Hyundai's CEO is scrambling to distance his company from the high-profile ICE raid in Georgia that arrested 475 Korean workers, insisting the September 4th operation targeted a neighboring LG Energy battery plant, not Hyundai's facility. José Muñoz's clarification comes as the raid threatens to chill foreign investment in U.S. manufacturing at a critical moment for EV production.
The corporate damage control was swift and pointed. Standing before reporters after Hyundai's CEO Investor Day in New York, José Muñoz delivered what amounted to a geography lesson with geopolitical implications.
"I could not believe what I saw because I would have known, probably before the news," Muñoz said, describing his reaction to headlines linking Hyundai to the September 4th ICE raid that arrested 475 Korean workers in Georgia. "So I said, something is weird here. How can something happen [and] nobody told me? And when I go into the details, then I realize it's not our facility. It's LG's battery plant."
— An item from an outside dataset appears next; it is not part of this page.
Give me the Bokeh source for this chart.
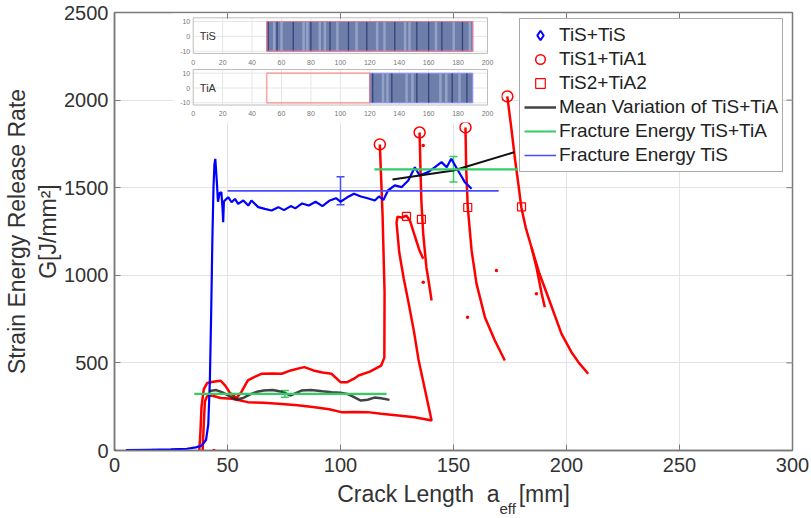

The distinction matters more than corporate semantics suggest. While both companies operate in Georgia's sprawling industrial complex, most of the detained workers were employed by suppliers for LG Energy Solutions, not Hyundai directly. But the media narrative had already crystallized around Hyundai's name, creating a crisis management nightmare for the Korean automaker.
Muñoz's frustration was palpable as he griped about photo coverage. "All the pictures that were shown everywhere, they are pictures of a facility which is different from where the raid happened," he told reporters. The CEO even deployed an analogy that landed somewhere between clever and clunky: "It's like something happened at Fox News, and they said, 'How come you didn't know?' I said, 'Hey, I'm working for CNN,' right? So same deal."
The raid's impact, however, transcends corporate blame games. Hyundai confirmed construction delays of two to three months due to labor shortages - a tangible consequence that no amount of clarification can erase. The timing couldn't be worse for the company's ambitious U.S. expansion plans, which depend heavily on specialized Korean expertise to build cutting-edge EV battery facilities.
President Trump moved quickly to contain diplomatic fallout, announcing that foreign companies can temporarily bring "people of expertise" to train American workers. But labor experts warn the damage may already be done. Foreign companies now face the stark reality that their own employees could be swept up in immigration enforcement, even when following standard industry practices.